そして、上尾中央病院に到着してから検査や手術を始めるまでの時間を短縮できる点も大きい。「モービルCCU」の車内の医師と、上尾中央総合病院の医師、またはかかりつけ医と患者の情報を共有することで、準備時間を短縮できる。さらに、車内ではインフォームドコンセント(患者への十分な説明をした上での手術などの合意)を行える点もメリットだ。病院に到着してから行う必要がなくなり、これも病院到着後に検査や手術を始めるための準備時間の短縮につながる。
そして患者がいた連携医療機関にとっては、上尾中央総合病院から「モービルCCU」で循環器の専門医や看護師が駆けつけてくれることで、その連携医療機関の医師や看護師は最小限の中断で通常の診療に戻ることができる。ほかの患者への影響を最小限に抑えられるというわけだ。

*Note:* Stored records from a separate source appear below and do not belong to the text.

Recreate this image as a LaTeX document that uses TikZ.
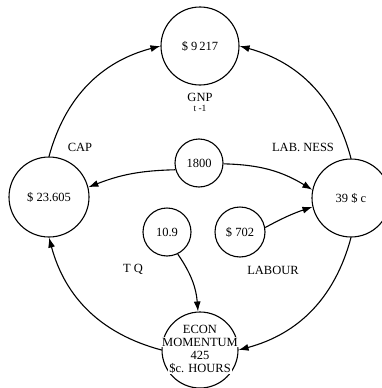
\documentclass[tikz,border=0pt]{standalone}
\usepackage{fontspec}
\setmainfont{Liberation Serif}
\usetikzlibrary{arrows.meta}
\begin{document}
\begin{tikzpicture}[x=1pt,y=-1pt,
  every node/.style={font=\fontsize{12.5}{13}\selectfont},
  stock/.style={draw, circle, line width=1.1pt, inner sep=0pt},
  link/.style={line width=1.1pt, -{Latex[length=10pt,width=7pt]}},
  lbl/.style={inner sep=0pt},
  econline/.style={fill=white, inner xsep=1.5pt, inner ysep=0.5pt}]
\useasboundingbox (0,0) rectangle (382,388);

% stocks on the outer ring
\node[stock, minimum size=78pt] (gnp) at (200,46) {\$ 9\,217};
\node[stock, minimum size=80pt] (cap) at (49,197) {\$ 23.605};
\node[stock, minimum size=78pt] (lab) at (351,198) {39 \$ c};
\node[stock, minimum size=76pt] (econ) at (200,350) {};

% lines of the momentum stock, blanking the ring where they cross it
\node[econline] (econA) at (200,329) {ECON};
\node[econline] (econB) at (200,342) {MOMENTUM};
\node[econline] (econC) at (200,355) {425};
\node[econline] (econD) at (200,368) {\$c. HOURS};

% inner sources
\node[stock, minimum size=48pt] (n1800) at (199,163) {1800};
\node[stock, minimum size=48pt] (tq) at (167,232) {10.9};
\node[stock, minimum size=50pt] (n702) at (240,232) {\$ 702};

% labels
\node[lbl] (gnpA) at (200,97) {GNP};
\node[lbl, font=\fontsize{9.5}{10}\selectfont] (gnpB) at (200,108) {t -1};
\node[lbl] (capL) at (80,147) {CAP};
\node[lbl] (labL) at (303,147) {LAB. NESS};
\node[lbl] (tqL) at (133,269) {T Q};
\node[lbl] (labourL) at (273,270) {LABOUR};

% outer ring flows
\draw[link] (cap.north) to[bend left=30] (gnp.west);
\draw[link] (lab.north) to[bend right=30] (gnp.east);
\draw[link] (econ.west) to[bend left=30] (cap.south);
\draw[link] (lab.south) to[bend left=30] (econ.east);

% inner flows
\draw[link] (n1800.196) to[bend right=10] (cap.14);
\draw[link] (n1800.-2) to[bend left=15] (lab.168);
\draw[link] (n702.10) to[bend left=5] (lab.193);
\draw[link] (tq.-64) to[bend left=15] (econ.93);
\end{tikzpicture}
\end{document}
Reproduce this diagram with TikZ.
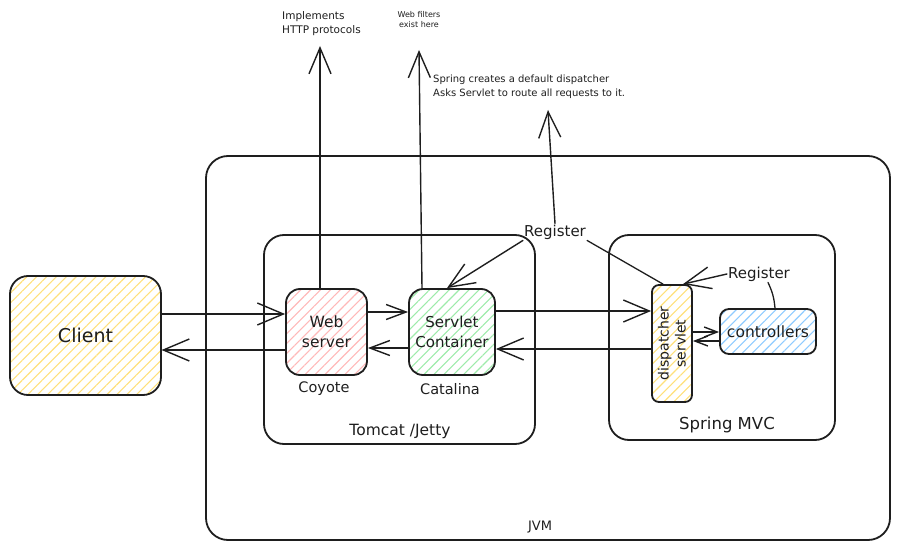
\documentclass[tikz,border=0pt]{standalone}
\usepackage{fontspec}
\setmainfont{DejaVu Sans}
\usetikzlibrary{arrows.meta}
\usetikzlibrary{patterns.meta}

\definecolor{ink}{HTML}{1E1E1E}
\definecolor{hyellow}{HTML}{FFE07A}
\definecolor{hpink}{HTML}{FFB8B8}
\definecolor{hgreen}{HTML}{9EEBAA}
\definecolor{hblue}{HTML}{8FCBFF}

\tikzset{
    box/.style={draw=ink, line width=1.8pt, rounded corners=14pt, inner sep=0pt, align=center, text=ink},
    hatch/.style={pattern={Lines[angle=45,distance=7pt,line width=1.1pt]}, pattern color=#1},
    arr/.style={draw=ink, line width=1.4pt, line cap=round, -{Straight Barb[length=26pt,width=22pt]}},
    marr/.style={draw=ink, line width=1.4pt, line cap=round, -{Straight Barb[length=20pt,width=15pt]}},
    sarr/.style={draw=ink, line width=1.4pt, line cap=round, -{Straight Barb[length=13pt,width=10pt]}},
    link/.style={draw=ink, line width=1.3pt, line cap=round},
    lbl/.style={text=ink, inner sep=1pt},
}

\begin{document}
\begin{tikzpicture}[x=1pt,y=-1pt]
    \useasboundingbox (0,0) rectangle (900,551);

    % containers
    \node[box, rounded corners=22pt, minimum width=684pt, minimum height=384pt] (jvm) at (548,348) {};
    \node[box, rounded corners=20pt, minimum width=271pt, minimum height=209pt] (tomcat) at (399.5,339.5) {};
    \node[box, rounded corners=20pt, minimum width=226pt, minimum height=205pt] (spring) at (722,337.5) {};

    \node[lbl, font=\fontsize{13}{15}\selectfont] (jvmlbl) at (540,527) {JVM};
    \node[lbl, font=\fontsize{15.5}{17}\selectfont] (tomcatlbl) at (400,431) {Tomcat /Jetty};
    \node[lbl, font=\fontsize{16.5}{18}\selectfont] (springlbl) at (727,425) {Spring MVC};

    % components
    \node[box, hatch=hyellow, rounded corners=18pt, minimum width=151pt, minimum height=119pt,
          font=\fontsize{19}{21}\selectfont] (client) at (85.5,335.5) {Client};
    \node[box, hatch=hpink, minimum width=81pt, minimum height=86pt,
          font=\fontsize{15.5}{20}\selectfont] (web) at (326.5,332) {Web\\server};
    \node[box, hatch=hgreen, minimum width=86pt, minimum height=86pt,
          font=\fontsize{15}{20}\selectfont] (servlet) at (452,332) {Servlet\\Container};
    \node[box, hatch=hyellow, rounded corners=7pt, minimum width=40pt, minimum height=117pt] (disp) at (672,343.5) {};
    \node[lbl, rotate=90, align=center, font=\fontsize{14}{17}\selectfont] (disptext) at (disp.center) {dispatcher\\servlet};
    \node[box, hatch=hblue, rounded corners=9pt, minimum width=96pt, minimum height=45pt,
          font=\fontsize{15.5}{17}\selectfont] (ctrl) at (768,331.5) {controllers};

    \node[lbl, font=\fontsize{14.5}{16}\selectfont] (coyote) at (324,389) {Coyote};
    \node[lbl, font=\fontsize{14.5}{16}\selectfont] (catalina) at (450,389) {Catalina};

    % notes
    \node[lbl, anchor=west, align=left, font=\fontsize{10.5}{14}\selectfont] (http) at (281,24) {Implements\\HTTP protocols};
    \node[lbl, align=center, font=\fontsize{8}{10}\selectfont] (filters) at (419,20) {Web filters\\exist here};
    \node[lbl, anchor=west, align=left, font=\fontsize{10}{14}\selectfont] (springnote) at (432,87)
        {Spring creates a default dispatcher\\Asks Servlet to route all requests to it.};
    \node[lbl, font=\fontsize{15}{16}\selectfont] (reg1) at (555,232) {Register};
    \node[lbl, font=\fontsize{15}{16}\selectfont] (reg2) at (759,274) {Register};

    \coordinate (httptip) at (320,46);
    \coordinate (filtertip) at (419,50);
    \coordinate (springtip) at (548,110);

    % request / response
    \draw[arr] ([yshift=21.5pt]client.east) -- ([yshift=21.5pt]client.east -| web.west);
    \draw[arr] ([yshift=-18pt]web.west) -- ([yshift=-18pt]web.west -| client.east);
    \draw[marr] ([yshift=20pt]web.east) -- ([yshift=20pt]web.east -| servlet.west);
    \draw[marr] ([yshift=-16pt]servlet.west) -- ([yshift=-16pt]servlet.west -| web.east);
    \draw[arr] ([yshift=21pt]servlet.east) -- ([yshift=21pt]servlet.east -| disp.west);
    \draw[arr] ([yshift=-17pt]servlet.east -| disp.west) -- ([yshift=-17pt]servlet.east);
    \draw[sarr] ([yshift=11.5pt]disp.east) -- ([yshift=11.5pt]disp.east -| ctrl.west);
    \draw[sarr] ([yshift=-9.5pt]ctrl.west) -- ([yshift=-9.5pt]ctrl.west -| disp.east);

    % notes
    \draw[arr] (web.north -| httptip) -- (httptip);
    \draw[arr] ([xshift=-30pt]servlet.north) -- (filtertip);
    \draw[arr] (reg1.north) -- (springtip);

    % register
    \draw[arr] (reg1.south west) -- ([xshift=-5pt]servlet.north);
    \draw[link] (reg1.south east) -- ([xshift=-9pt]disp.north);
    \draw[arr] (reg2.west) -- ([xshift=11pt]disp.north);
    \draw[link] ([xshift=9pt]reg2.south) to[bend left=10] ([xshift=7pt]ctrl.north);

\end{tikzpicture}
\end{document}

さらに加えれば、自治体の救急車を占有しなくて済むことも大きい。連携医療機関から上尾中央総合病院までは自治体の救急車で患者を搬送していたわけだが、「モービルCCU」が迎えに行くことで、その必要性がなくなる。
ドクターカーは、専門医を初めとするスタッフを確保できなければ運用は難しく、どの病院でもできるわけではない。しかし、上尾中央総合病院のように大型の病院なら運用できるはず。導入するメリットは多いはずだ。